__What is expected__: Each entry below must be repeated exactly, with pictures left out.

__Items__:
####################
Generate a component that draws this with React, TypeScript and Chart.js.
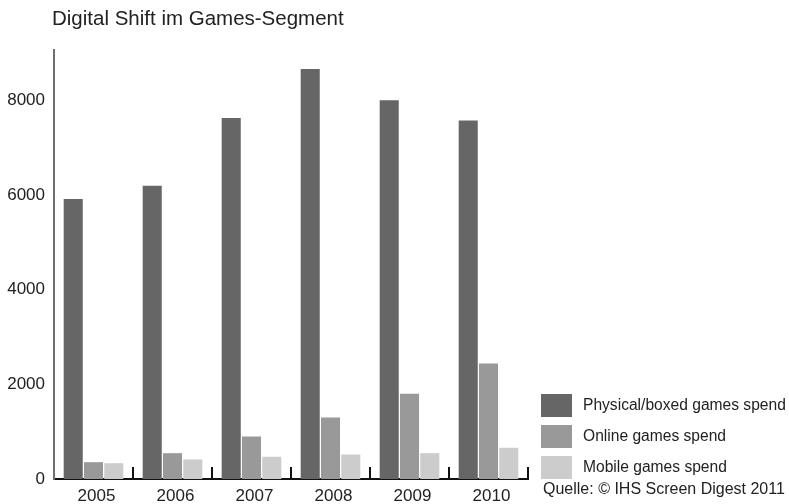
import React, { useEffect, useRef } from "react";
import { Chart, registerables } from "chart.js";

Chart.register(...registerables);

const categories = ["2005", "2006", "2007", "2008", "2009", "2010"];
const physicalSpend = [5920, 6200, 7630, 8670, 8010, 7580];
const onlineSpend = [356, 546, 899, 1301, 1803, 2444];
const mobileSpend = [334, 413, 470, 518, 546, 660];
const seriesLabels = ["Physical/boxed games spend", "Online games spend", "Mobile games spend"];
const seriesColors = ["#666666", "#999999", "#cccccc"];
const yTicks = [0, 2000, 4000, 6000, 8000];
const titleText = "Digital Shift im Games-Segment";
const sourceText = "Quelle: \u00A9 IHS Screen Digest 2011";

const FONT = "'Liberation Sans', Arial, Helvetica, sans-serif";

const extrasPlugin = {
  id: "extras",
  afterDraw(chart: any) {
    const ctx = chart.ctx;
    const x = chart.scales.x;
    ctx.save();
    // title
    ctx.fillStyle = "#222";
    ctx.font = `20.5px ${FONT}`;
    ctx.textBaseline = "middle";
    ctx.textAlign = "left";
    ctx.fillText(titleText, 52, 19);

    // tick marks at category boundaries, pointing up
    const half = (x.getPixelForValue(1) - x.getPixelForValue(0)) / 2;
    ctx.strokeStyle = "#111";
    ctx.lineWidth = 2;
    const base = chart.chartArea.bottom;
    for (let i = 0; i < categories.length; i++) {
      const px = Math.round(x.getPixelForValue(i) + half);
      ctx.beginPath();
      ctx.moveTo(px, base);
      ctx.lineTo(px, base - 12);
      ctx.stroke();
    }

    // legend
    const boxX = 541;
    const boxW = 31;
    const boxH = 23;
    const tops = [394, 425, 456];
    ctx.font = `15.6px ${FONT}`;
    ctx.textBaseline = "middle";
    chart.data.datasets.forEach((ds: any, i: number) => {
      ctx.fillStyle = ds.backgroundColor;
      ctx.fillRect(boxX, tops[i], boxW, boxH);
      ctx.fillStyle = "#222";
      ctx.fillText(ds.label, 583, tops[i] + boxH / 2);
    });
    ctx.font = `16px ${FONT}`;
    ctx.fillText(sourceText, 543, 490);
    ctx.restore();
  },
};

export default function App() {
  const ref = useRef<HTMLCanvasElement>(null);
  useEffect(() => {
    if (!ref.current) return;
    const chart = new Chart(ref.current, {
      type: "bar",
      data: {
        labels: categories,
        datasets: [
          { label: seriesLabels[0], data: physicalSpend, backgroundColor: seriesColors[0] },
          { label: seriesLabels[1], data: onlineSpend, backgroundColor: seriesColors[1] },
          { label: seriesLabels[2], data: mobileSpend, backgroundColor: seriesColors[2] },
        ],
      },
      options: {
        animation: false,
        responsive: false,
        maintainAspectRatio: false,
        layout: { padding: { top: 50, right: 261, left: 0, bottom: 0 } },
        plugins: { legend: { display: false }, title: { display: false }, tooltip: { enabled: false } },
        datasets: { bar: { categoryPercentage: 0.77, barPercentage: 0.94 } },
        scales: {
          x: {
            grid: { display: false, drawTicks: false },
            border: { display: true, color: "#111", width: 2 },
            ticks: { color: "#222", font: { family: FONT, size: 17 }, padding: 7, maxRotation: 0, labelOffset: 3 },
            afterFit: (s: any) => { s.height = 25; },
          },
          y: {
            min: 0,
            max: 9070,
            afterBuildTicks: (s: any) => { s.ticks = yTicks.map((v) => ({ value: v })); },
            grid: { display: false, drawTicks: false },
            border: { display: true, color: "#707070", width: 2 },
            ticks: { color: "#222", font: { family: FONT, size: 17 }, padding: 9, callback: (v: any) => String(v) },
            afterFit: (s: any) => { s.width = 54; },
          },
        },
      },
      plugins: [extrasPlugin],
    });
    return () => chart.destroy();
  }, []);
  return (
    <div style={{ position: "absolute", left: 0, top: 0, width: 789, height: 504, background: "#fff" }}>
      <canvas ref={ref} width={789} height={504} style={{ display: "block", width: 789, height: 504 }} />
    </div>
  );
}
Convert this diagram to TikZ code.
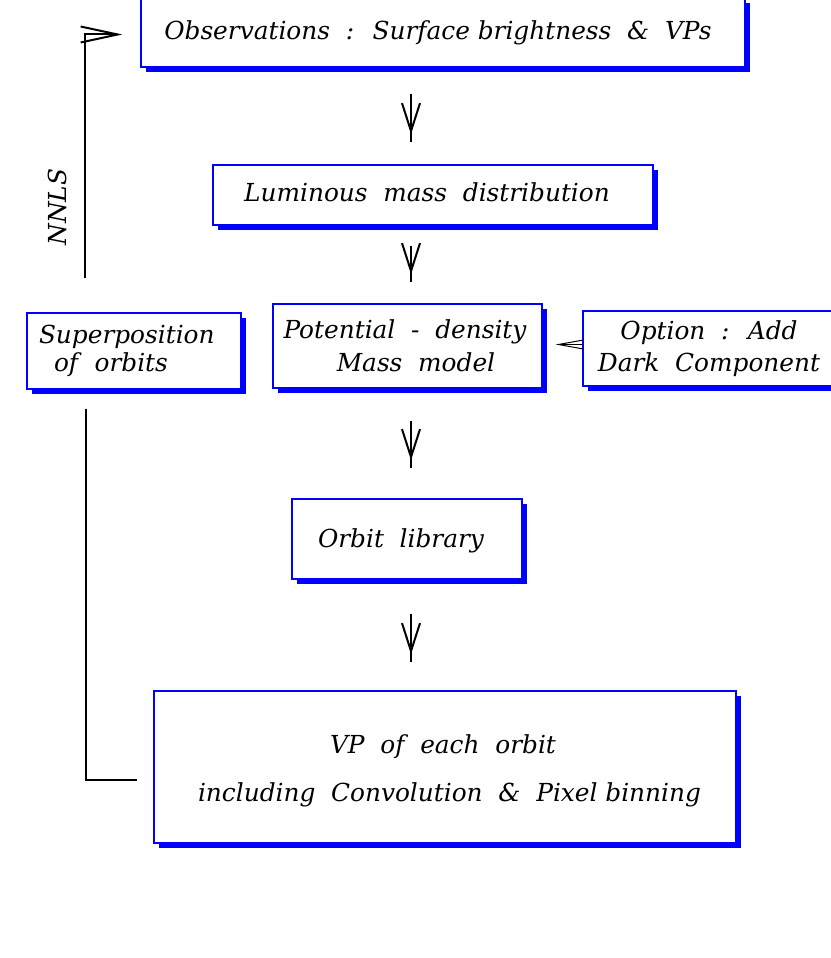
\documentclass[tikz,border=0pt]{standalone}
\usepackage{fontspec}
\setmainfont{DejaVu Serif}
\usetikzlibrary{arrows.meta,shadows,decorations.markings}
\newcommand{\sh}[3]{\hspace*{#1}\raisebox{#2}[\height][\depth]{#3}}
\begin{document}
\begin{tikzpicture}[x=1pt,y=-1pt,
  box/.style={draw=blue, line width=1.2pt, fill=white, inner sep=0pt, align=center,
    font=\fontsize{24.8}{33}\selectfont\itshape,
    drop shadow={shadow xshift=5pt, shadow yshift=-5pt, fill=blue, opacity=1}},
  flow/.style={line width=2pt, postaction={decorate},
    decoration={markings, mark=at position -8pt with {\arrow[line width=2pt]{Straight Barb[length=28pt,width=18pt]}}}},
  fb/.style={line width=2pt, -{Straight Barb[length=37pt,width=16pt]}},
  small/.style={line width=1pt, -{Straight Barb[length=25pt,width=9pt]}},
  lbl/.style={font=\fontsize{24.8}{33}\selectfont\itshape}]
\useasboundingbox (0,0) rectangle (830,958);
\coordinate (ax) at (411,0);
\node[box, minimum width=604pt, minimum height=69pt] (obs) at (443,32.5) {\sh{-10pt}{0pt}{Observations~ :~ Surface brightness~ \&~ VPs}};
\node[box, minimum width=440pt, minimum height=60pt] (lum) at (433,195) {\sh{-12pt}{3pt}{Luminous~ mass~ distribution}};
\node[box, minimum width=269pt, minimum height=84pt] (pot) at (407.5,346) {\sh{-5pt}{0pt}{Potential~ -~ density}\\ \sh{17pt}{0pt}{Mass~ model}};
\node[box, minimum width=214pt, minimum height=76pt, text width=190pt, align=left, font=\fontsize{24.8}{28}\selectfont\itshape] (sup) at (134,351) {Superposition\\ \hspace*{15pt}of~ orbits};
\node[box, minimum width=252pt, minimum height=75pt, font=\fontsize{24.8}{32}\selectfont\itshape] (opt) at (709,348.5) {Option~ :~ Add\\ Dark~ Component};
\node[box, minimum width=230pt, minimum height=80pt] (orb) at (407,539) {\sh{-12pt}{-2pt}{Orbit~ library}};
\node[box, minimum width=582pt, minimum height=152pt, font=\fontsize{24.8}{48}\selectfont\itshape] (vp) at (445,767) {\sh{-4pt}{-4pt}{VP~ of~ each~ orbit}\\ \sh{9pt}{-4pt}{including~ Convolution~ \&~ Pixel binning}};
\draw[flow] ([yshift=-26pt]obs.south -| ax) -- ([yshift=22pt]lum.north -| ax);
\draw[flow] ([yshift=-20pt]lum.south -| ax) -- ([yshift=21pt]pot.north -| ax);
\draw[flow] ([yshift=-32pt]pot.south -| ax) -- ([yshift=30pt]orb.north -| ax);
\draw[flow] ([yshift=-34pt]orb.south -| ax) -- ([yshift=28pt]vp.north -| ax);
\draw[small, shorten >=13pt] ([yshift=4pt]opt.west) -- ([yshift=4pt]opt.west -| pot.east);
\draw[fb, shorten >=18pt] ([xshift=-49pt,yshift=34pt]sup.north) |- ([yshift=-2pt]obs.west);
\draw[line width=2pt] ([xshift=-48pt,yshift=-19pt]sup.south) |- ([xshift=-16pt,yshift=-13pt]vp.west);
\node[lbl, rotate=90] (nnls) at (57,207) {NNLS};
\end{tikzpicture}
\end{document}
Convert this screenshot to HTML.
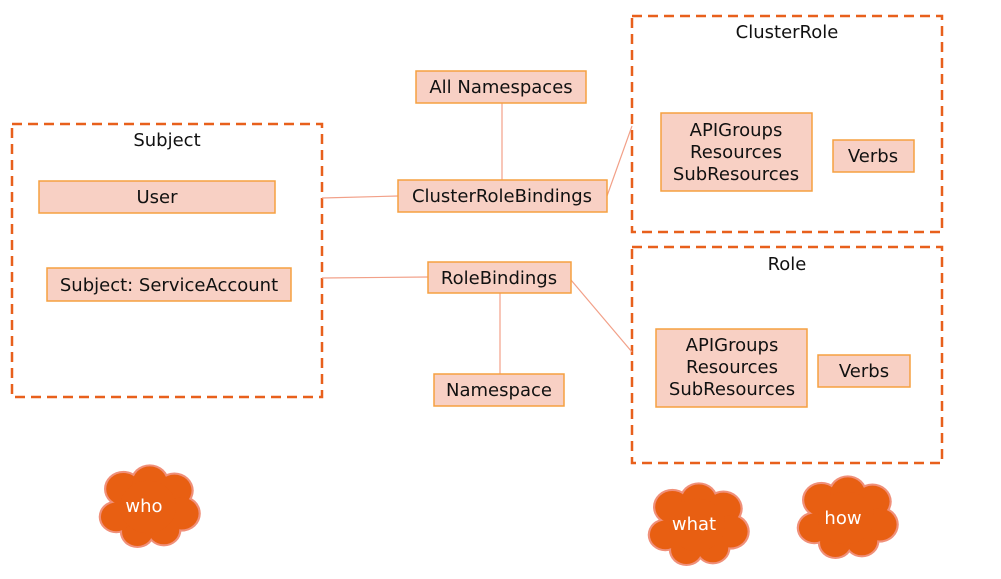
####################
__Result of the task__:
Generate a component that draws this with React, TypeScript and Chart.js.
import React, { useEffect, useRef } from "react";
import { Chart, registerables } from "chart.js";

Chart.register(...registerables);

const categories = ["2005", "2006", "2007", "2008", "2009", "2010"];
const physicalSpend = [5920, 6200, 7630, 8670, 8010, 7580];
const onlineSpend = [356, 546, 899, 1301, 1803, 2444];
const mobileSpend = [334, 413, 470, 518, 546, 660];
const seriesLabels = ["Physical/boxed games spend", "Online games spend", "Mobile games spend"];
const seriesColors = ["#666666", "#999999", "#cccccc"];
const yTicks = [0, 2000, 4000, 6000, 8000];
const titleText = "Digital Shift im Games-Segment";
const sourceText = "Quelle: \u00A9 IHS Screen Digest 2011";

const FONT = "'Liberation Sans', Arial, Helvetica, sans-serif";

const extrasPlugin = {
  id: "extras",
  afterDraw(chart: any) {
    const ctx = chart.ctx;
    const x = chart.scales.x;
    ctx.save();
    // title
    ctx.fillStyle = "#222";
    ctx.font = `20.5px ${FONT}`;
    ctx.textBaseline = "middle";
    ctx.textAlign = "left";
    ctx.fillText(titleText, 52, 19);

    // tick marks at category boundaries, pointing up
    const half = (x.getPixelForValue(1) - x.getPixelForValue(0)) / 2;
    ctx.strokeStyle = "#111";
    ctx.lineWidth = 2;
    const base = chart.chartArea.bottom;
    for (let i = 0; i < categories.length; i++) {
      const px = Math.round(x.getPixelForValue(i) + half);
      ctx.beginPath();
      ctx.moveTo(px, base);
      ctx.lineTo(px, base - 12);
      ctx.stroke();
    }

    // legend
    const boxX = 541;
    const boxW = 31;
    const boxH = 23;
    const tops = [394, 425, 456];
    ctx.font = `15.6px ${FONT}`;
    ctx.textBaseline = "middle";
    chart.data.datasets.forEach((ds: any, i: number) => {
      ctx.fillStyle = ds.backgroundColor;
      ctx.fillRect(boxX, tops[i], boxW, boxH);
      ctx.fillStyle = "#222";
      ctx.fillText(ds.label, 583, tops[i] + boxH / 2);
    });
    ctx.font = `16px ${FONT}`;
    ctx.fillText(sourceText, 543, 490);
    ctx.restore();
  },
};

export default function App() {
  const ref = useRef<HTMLCanvasElement>(null);
  useEffect(() => {
    if (!ref.current) return;
    const chart = new Chart(ref.current, {
      type: "bar",
      data: {
        labels: categories,
        datasets: [
          { label: seriesLabels[0], data: physicalSpend, backgroundColor: seriesColors[0] },
          { label: seriesLabels[1], data: onlineSpend, backgroundColor: seriesColors[1] },
          { label: seriesLabels[2], data: mobileSpend, backgroundColor: seriesColors[2] },
        ],
      },
      options: {
        animation: false,
        responsive: false,
        maintainAspectRatio: false,
        layout: { padding: { top: 50, right: 261, left: 0, bottom: 0 } },
        plugins: { legend: { display: false }, title: { display: false }, tooltip: { enabled: false } },
        datasets: { bar: { categoryPercentage: 0.77, barPercentage: 0.94 } },
        scales: {
          x: {
            grid: { display: false, drawTicks: false },
            border: { display: true, color: "#111", width: 2 },
            ticks: { color: "#222", font: { family: FONT, size: 17 }, padding: 7, maxRotation: 0, labelOffset: 3 },
            afterFit: (s: any) => { s.height = 25; },
          },
          y: {
            min: 0,
            max: 9070,
            afterBuildTicks: (s: any) => { s.ticks = yTicks.map((v) => ({ value: v })); },
            grid: { display: false, drawTicks: false },
            border: { display: true, color: "#707070", width: 2 },
            ticks: { color: "#222", font: { family: FONT, size: 17 }, padding: 9, callback: (v: any) => String(v) },
            afterFit: (s: any) => { s.width = 54; },
          },
        },
      },
      plugins: [extrasPlugin],
    });
    return () => chart.destroy();
  }, []);
  return (
    <div style={{ position: "absolute", left: 0, top: 0, width: 789, height: 504, background: "#fff" }}>
      <canvas ref={ref} width={789} height={504} style={{ display: "block", width: 789, height: 504 }} />
    </div>
  );
}
Convert this diagram to TikZ code.
\documentclass[tikz,border=0pt]{standalone}
\usepackage{fontspec}
\setmainfont{DejaVu Serif}
\usetikzlibrary{arrows.meta,shadows,decorations.markings}
\newcommand{\sh}[3]{\hspace*{#1}\raisebox{#2}[\height][\depth]{#3}}
\begin{document}
\begin{tikzpicture}[x=1pt,y=-1pt,
  box/.style={draw=blue, line width=1.2pt, fill=white, inner sep=0pt, align=center,
    font=\fontsize{24.8}{33}\selectfont\itshape,
    drop shadow={shadow xshift=5pt, shadow yshift=-5pt, fill=blue, opacity=1}},
  flow/.style={line width=2pt, postaction={decorate},
    decoration={markings, mark=at position -8pt with {\arrow[line width=2pt]{Straight Barb[length=28pt,width=18pt]}}}},
  fb/.style={line width=2pt, -{Straight Barb[length=37pt,width=16pt]}},
  small/.style={line width=1pt, -{Straight Barb[length=25pt,width=9pt]}},
  lbl/.style={font=\fontsize{24.8}{33}\selectfont\itshape}]
\useasboundingbox (0,0) rectangle (830,958);
\coordinate (ax) at (411,0);
\node[box, minimum width=604pt, minimum height=69pt] (obs) at (443,32.5) {\sh{-10pt}{0pt}{Observations~ :~ Surface brightness~ \&~ VPs}};
\node[box, minimum width=440pt, minimum height=60pt] (lum) at (433,195) {\sh{-12pt}{3pt}{Luminous~ mass~ distribution}};
\node[box, minimum width=269pt, minimum height=84pt] (pot) at (407.5,346) {\sh{-5pt}{0pt}{Potential~ -~ density}\\ \sh{17pt}{0pt}{Mass~ model}};
\node[box, minimum width=214pt, minimum height=76pt, text width=190pt, align=left, font=\fontsize{24.8}{28}\selectfont\itshape] (sup) at (134,351) {Superposition\\ \hspace*{15pt}of~ orbits};
\node[box, minimum width=252pt, minimum height=75pt, font=\fontsize{24.8}{32}\selectfont\itshape] (opt) at (709,348.5) {Option~ :~ Add\\ Dark~ Component};
\node[box, minimum width=230pt, minimum height=80pt] (orb) at (407,539) {\sh{-12pt}{-2pt}{Orbit~ library}};
\node[box, minimum width=582pt, minimum height=152pt, font=\fontsize{24.8}{48}\selectfont\itshape] (vp) at (445,767) {\sh{-4pt}{-4pt}{VP~ of~ each~ orbit}\\ \sh{9pt}{-4pt}{including~ Convolution~ \&~ Pixel binning}};
\draw[flow] ([yshift=-26pt]obs.south -| ax) -- ([yshift=22pt]lum.north -| ax);
\draw[flow] ([yshift=-20pt]lum.south -| ax) -- ([yshift=21pt]pot.north -| ax);
\draw[flow] ([yshift=-32pt]pot.south -| ax) -- ([yshift=30pt]orb.north -| ax);
\draw[flow] ([yshift=-34pt]orb.south -| ax) -- ([yshift=28pt]vp.north -| ax);
\draw[small, shorten >=13pt] ([yshift=4pt]opt.west) -- ([yshift=4pt]opt.west -| pot.east);
\draw[fb, shorten >=18pt] ([xshift=-49pt,yshift=34pt]sup.north) |- ([yshift=-2pt]obs.west);
\draw[line width=2pt] ([xshift=-48pt,yshift=-19pt]sup.south) |- ([xshift=-16pt,yshift=-13pt]vp.west);
\node[lbl, rotate=90] (nnls) at (57,207) {NNLS};
\end{tikzpicture}
\end{document}
Convert this screenshot to HTML.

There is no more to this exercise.